Tumor Deposits
Definition
Tumor deposits are discontinuous nodules of tumor in the mesorectal fat with no identifiable nodal or vascular tissue (AJCC 8th edition). The definition has changed between the 5th and 8th AJCC editions and continues to evolve.
Origin and Pathogenesis
Originally described by Gabriel (1935) as in-transit tumor thrombi that form a nodular mass, occurring in conjunction with EMVI.
MRI Appearance
Comet Tail Sign
- Heterogeneous nodule with irregular/spiculated borders contiguous with tumor thrombus in a vessel
- This appearance = tumor deposit (identifiable by association with EMVI)
Spiculated Nodule Without Comet Tail
- Round heterogeneous spiculated nodules in the mesorectal fat
- Cannot distinguish between tumor deposits and completely replaced lymph nodes on imaging
- Both should be treated the same for MRF assessment purposes
MRF Involvement
- Tumor deposits <1 mm from MRF = MRF involvement (expert consensus)
- MRF involvement by tumor deposits → 40.9% local recurrence rate (Birbeck et al.)
- Even higher LR rate than EMVI-related MRF involvement (30.4%)

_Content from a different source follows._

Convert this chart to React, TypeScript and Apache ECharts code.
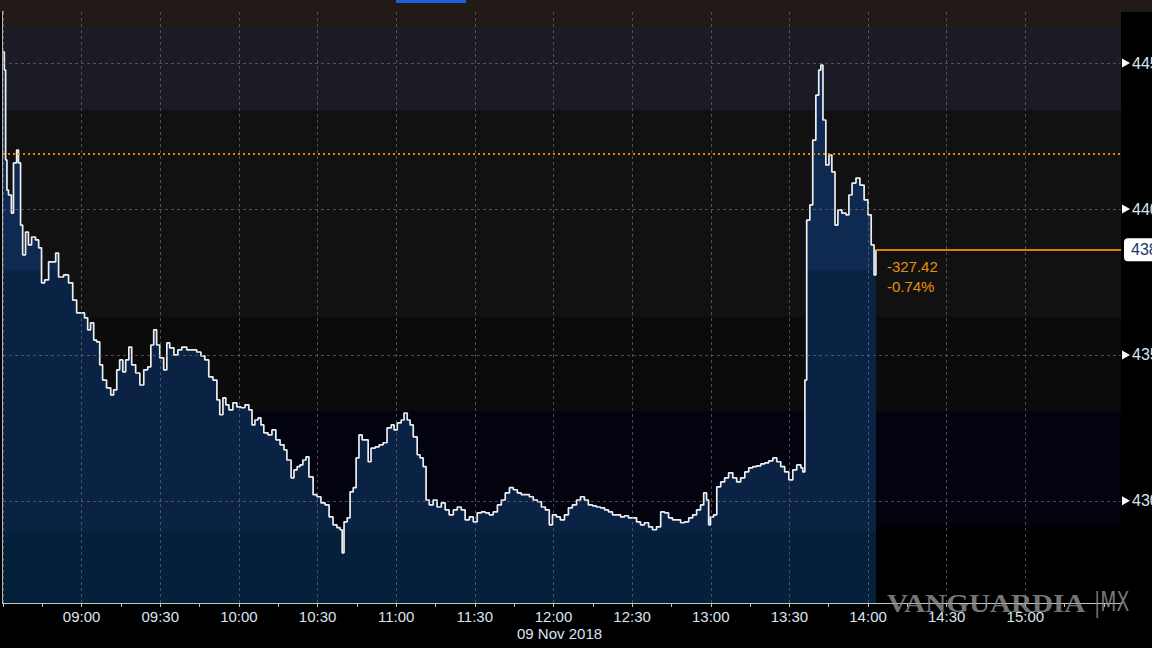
import React, { useEffect, useRef } from "react";
import * as echarts from "echarts";

// minutes since 08:30 session start
const minutes = [0,0.5,1.0,1.5,2.1,3.2,4.0,5.2,5.9,6.7,7.5,8.6,9.7,10.9,12.4,13.6,14.7,15.9,17.4,18.9,20.1,21.2,23.1,25.0,26.6,28.1,29.6,31.1,32.3,33.4,34.6,35.7,36.9,38.0,39.5,41.1,42.2,43.4,44.5,45.7,46.8,48.0,49.1,50.6,52.2,53.7,55.2,56.4,57.5,58.6,59.8,61.3,62.5,63.6,65.2,66.7,68.2,70.1,72.0,73.9,75.5,77.0,78.5,80.1,81.6,82.7,83.9,85.0,86.2,87.7,89.2,90.8,92.3,93.8,95.0,96.1,97.3,98.4,99.5,101.1,102.6,104.1,105.7,107.2,108.3,109.9,111.0,112.2,113.3,114.4,115.6,116.7,118.3,119.8,121.3,122.9,124.4,125.9,127.4,128.6,129.4,130.1,131.3,132.4,133.6,134.7,135.8,137.0,138.1,139.3,140.4,142.0,143.5,145.0,146.5,148.1,149.2,150.4,151.9,153.0,154.2,155.3,156.5,158.0,159.1,160.3,161.4,162.6,164.1,165.6,167.2,168.7,170.2,171.8,173.3,174.8,176.3,177.9,179.4,180.9,182.5,184.0,185.5,187.0,188.6,190.1,191.6,193.2,194.7,196.2,197.7,199.3,200.8,202.3,203.9,205.4,206.9,208.4,209.6,211.1,212.6,214.2,215.7,217.2,218.8,220.3,221.8,223.3,224.9,226.4,227.9,229.5,231.0,232.5,234.0,235.6,237.1,238.6,240.2,241.7,243.2,244.7,246.3,247.8,249.3,250.9,252.4,253.9,255.4,257.0,258.5,260.0,261.6,263.1,264.6,266.1,267.3,268.4,269.2,269.9,271.1,272.3,273.8,275.3,276.8,278.4,279.9,281.4,283.0,284.5,286.0,287.5,289.1,290.6,292.1,293.7,295.2,296.7,298.2,299.8,301.3,302.8,304.4,305.1,305.9,306.6,307.8,308.9,310.1,311.2,312.0,312.8,313.9,315.1,316.2,317.4,318.5,320.0,321.6,322.7,323.9,325.4,326.9,328.5,330.0,331.2,332.3,333.0];

const prices = [44538,44476,44168,44065,44048,43986,44158,44202,44158,43945,43843,43921,43877,43904,43894,43867,43747,43757,43819,43819,43849,43767,43774,43747,43688,43644,43644,43627,43586,43610,43551,43545,43466,43414,43387,43363,43380,43449,43483,43442,43483,43527,43466,43438,43397,43449,43459,43534,43586,43534,43490,43449,43541,43524,43500,43517,43527,43517,43517,43510,43497,43483,43425,43414,43346,43295,43353,43329,43312,43336,43322,43319,43329,43312,43260,43277,43284,43260,43233,43226,43243,43209,43192,43175,43140,43079,43106,43117,43123,43140,43151,43082,43021,43014,42993,42986,42945,42918,42908,42901,42822,42928,42942,43031,43045,43147,43226,43209,43209,43134,43181,43185,43192,43199,43250,43260,43243,43267,43277,43301,43277,43260,43219,43158,43147,43117,43003,42986,43003,42979,42993,42969,42952,42969,42979,42969,42935,42945,42928,42959,42962,42959,42952,42962,42986,43003,43027,43045,43038,43027,43021,43021,43014,43003,42997,42979,42969,42918,42952,42945,42935,42952,42976,42986,43003,43014,43003,42986,42983,42979,42976,42969,42962,42952,42952,42945,42949,42942,42942,42928,42918,42925,42911,42901,42911,42962,42959,42942,42935,42935,42925,42928,42942,42952,42969,42986,43027,43003,42918,42945,42952,43048,43065,43079,43096,43079,43065,43079,43099,43113,43117,43120,43127,43130,43137,43147,43134,43117,43099,43072,43106,43123,43113,43099,43414,43962,44014,44236,44390,44476,44493,44305,44151,44185,44127,43945,43997,43986,43980,44048,44089,44106,44082,44031,43980,43877,43774,43860.58];

const sessionStart = 8 * 60 + 30;
const xMin = 0;
const xMax = 426.5;
const xGridLines = [0, 30, 60, 90, 120, 150, 180, 210, 240, 270, 300, 330, 360, 390];
const yMin = 42650;
const yMax = 44675;
const yLabels = [43000, 43500, 44000, 44500];
const yMinorTicks = [42750, 43250, 43750, 44250];
const prevClose = 44188.0;
const lastPrice = 43860.58;
const netChange = "-327.42";
const pctChange = "-0.74%";
const legendText = "Últ precio  43532.30";
const dateLabel = "09 Nov 2018";
const bands = [
  { from: 44620, to: 44675, color: "#211a17" },
  { from: 44339, to: 44620, color: "#1a1b24" },
  { from: 43627, to: 44339, color: "#111111" },
  { from: 43305, to: 43627, color: "#0b0b0b" },
  { from: 42911, to: 43305, color: "#03030f" },
  { from: 42650, to: 42911, color: "#000000" },
];

const pad = (n: number) => (n < 10 ? "0" + n : String(n));
const fmtTime = (m: number) => {
  const t = sessionStart + m;
  return pad(Math.floor(t / 60)) + ":" + pad(t % 60);
};

export default function App() {
  const ref = useRef<HTMLDivElement>(null);
  useEffect(() => {
    const chart = echarts.init(ref.current!, null, { renderer: "svg" });
    const data = minutes.map((m, i) => [m, prices[i]]);
    const gridStyle = { color: "rgba(120,120,120,0.6)", type: [3, 3] as any, width: 1 };
    const option: any = {
      animation: false,
      backgroundColor: "#000000",
      grid: { left: 3, right: 31, top: 12, bottom: 45, containLabel: false, outerBoundsMode: "none" },
      xAxis: {
        type: "value",
        min: xMin,
        max: xMax,
        interval: 15,
        axisLine: { show: true, lineStyle: { color: "#c4c4c4", width: 2 } },
        axisTick: { show: true, length: 4, lineStyle: { color: "#c4c4c4" } },
        splitLine: { show: false },
        axisLabel: {
          color: "#dbe3f0",
          fontFamily: "Liberation Sans",
          fontSize: 15,
          margin: 6,
          showMinLabel: true,
          showMaxLabel: false,
          formatter: (v: number) => (v > 0 && v <= 390 && v % 30 === 0 ? fmtTime(v) : ""),
        },
      },
      yAxis: {
        type: "value",
        position: "right",
        min: yMin,
        max: yMax,
        axisLine: { show: true, lineStyle: { color: "#b4b4b4", width: 2 } },
        axisTick: { show: true, length: 4, customValues: yMinorTicks, lineStyle: { color: "#c4c4c4" } },
        splitLine: { show: false },
        axisLabel: {
          customValues: yLabels,
          color: "#dbe3f0",
          fontFamily: "Liberation Sans",
          fontSize: 16,
          margin: 11,
          formatter: (v: number) => String(v),
        },
      },
      series: [
        {
          type: "line",
          z: 1,
          silent: true,
          data: [],
          markArea: {
            silent: true,
            data: bands.map((b) => [
              { yAxis: b.from, itemStyle: { color: b.color } },
              { yAxis: b.to },
            ]),
          },
        },
        {
          type: "line",
          z: 2,
          step: "end",
          showSymbol: false,
          data,
          lineStyle: { color: "#eceef2", width: 1.7 },
          areaStyle: {
            origin: "start",
            opacity: 1,
            color: new echarts.graphic.LinearGradient(0, 12, 0, 603, [
              { offset: 0, color: "#0f2a50" },
              { offset: 0.436, color: "#0f2a50" },
              { offset: 0.437, color: "#0a2244" },
              { offset: 0.879, color: "#0a2244" },
              { offset: 0.88, color: "#05203a" },
              { offset: 1, color: "#05203a" },
            ], true),
          },
        },
        {
          type: "line",
          z: 3,
          silent: true,
          data: [],
          markLine: {
            silent: true,
            symbol: ["none", "none"],
            label: { show: false },
            data: [
              ...xGridLines.map((v) => ({ xAxis: v, lineStyle: gridStyle })),
              ...yLabels.map((v) => ({ yAxis: v, lineStyle: gridStyle })),
              { yAxis: prevClose, lineStyle: { color: "#e08a00", type: [2, 3], width: 2 } },
              [
                {
                  coord: [minutes[minutes.length - 1], lastPrice],
                  lineStyle: { color: "#e88a00", type: "solid", width: 1.5 },
                  label: {
                    show: true,
                    position: "insideStartBottom",
                    formatter: netChange + "\n" + pctChange,
                    color: "#e8900a",
                    fontFamily: "Liberation Sans",
                    fontSize: 15,
                    lineHeight: 20,
                    align: "left",
                    padding: [2, 0, 0, 6],
                  },
                },
                { coord: [xMax, lastPrice] },
              ],
              [
                {
                  coord: [minutes[minutes.length - 1], lastPrice],
                  lineStyle: { color: "#e88a00", type: "solid", width: 1.5 },
                  label: {
                    show: true,
                    position: "end",
                    distance: 3,
                    formatter: lastPrice.toFixed(2),
                    backgroundColor: "#ffffff",
                    color: "#163a6b",
                    fontFamily: "Liberation Sans",
                    fontSize: 16,
                    padding: [4, 4, 3, 7],
                    borderRadius: 4,
                  },
                },
                { coord: [xMax, lastPrice] },
              ],
            ],
          },
          markPoint: {
            silent: true,
            symbol: "triangle",
            symbolSize: [9, 8],
            symbolRotate: -90,
            symbolOffset: [5, 0],
            itemStyle: { color: "#ffffff" },
            label: { show: false },
            data: yLabels.map((v) => ({ coord: [xMax, v] })),
          },
        },
      ],
      graphic: [
        { type: "rect", left: 0, top: 0, shape: { width: 1152, height: 12 }, style: { fill: "#211a17" }, z: -1 },
        { type: "rect", left: 396, top: 0, shape: { width: 70, height: 3 }, style: { fill: "#1f5fd6" }, z: 10 },
        {
          type: "group",
          left: 5,
          top: 14,
          z: 10,
          children: [
            { type: "rect", shape: { x: 0, y: 0, width: 188, height: 31, r: 5 }, style: { fill: "#0a0a0a", stroke: "#262626", lineWidth: 1 } },
            { type: "rect", shape: { x: 11, y: 8, width: 14, height: 14 }, style: { fill: "#ffffff" } },
            {
              type: "text",
              x: 32,
              y: 15.5,
              style: { text: legendText, fill: "#cfd8ea", font: "16px 'Liberation Sans'", verticalAlign: "middle" },
            },
          ],
        },
        {
          type: "text",
          left: 517,
          top: 626,
          style: { text: dateLabel, fill: "#dbe3f0", font: "15px 'Liberation Sans'" },
        },
        {
          type: "text",
          x: 887,
          y: 590,
          scaleX: 1.12,
          z: 20,
          style: { text: "VANGUARDIA", fill: "rgba(150,150,150,0.8)", font: "bold 26px 'Liberation Serif'" },
        },
        {
          type: "text",
          x: 1094,
          y: 589,
          scaleX: 0.72,
          z: 20,
          style: { text: "|MX", fill: "rgba(140,140,140,0.85)", font: "26px 'DejaVu Sans'" },
        },
      ],
    };
    chart.setOption(option);
    return () => chart.dispose();
  }, []);
  return (
    <div
      ref={ref}
      style={{ position: "fixed", left: 0, top: 0, width: 1152, height: 648, background: "#000" }}
    />
  );
}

Distinction from Lymph Nodes
| Feature | Tumor Deposit / Spiculated LN | Smooth Encapsulated LN |
|---|---|---|
| Border | Spiculated, irregular | Smooth capsule |
| MRF assessment | YES — report if <1 mm from MRF | NO — do not report as MRF involvement |
| Rationale | Cannot distinguish on imaging; high LR risk | Even tumor-bearing smooth nodes do not increase LR risk |
Board Pearl
Heterogeneous spiculated nodules in the mesorectal fat should be assessed for MRF involvement regardless of whether they represent tumor deposits or replaced lymph nodes. Smooth encapsulated nodes — even if heterogeneous and potentially metastatic — should NOT be reported as MRF involvement.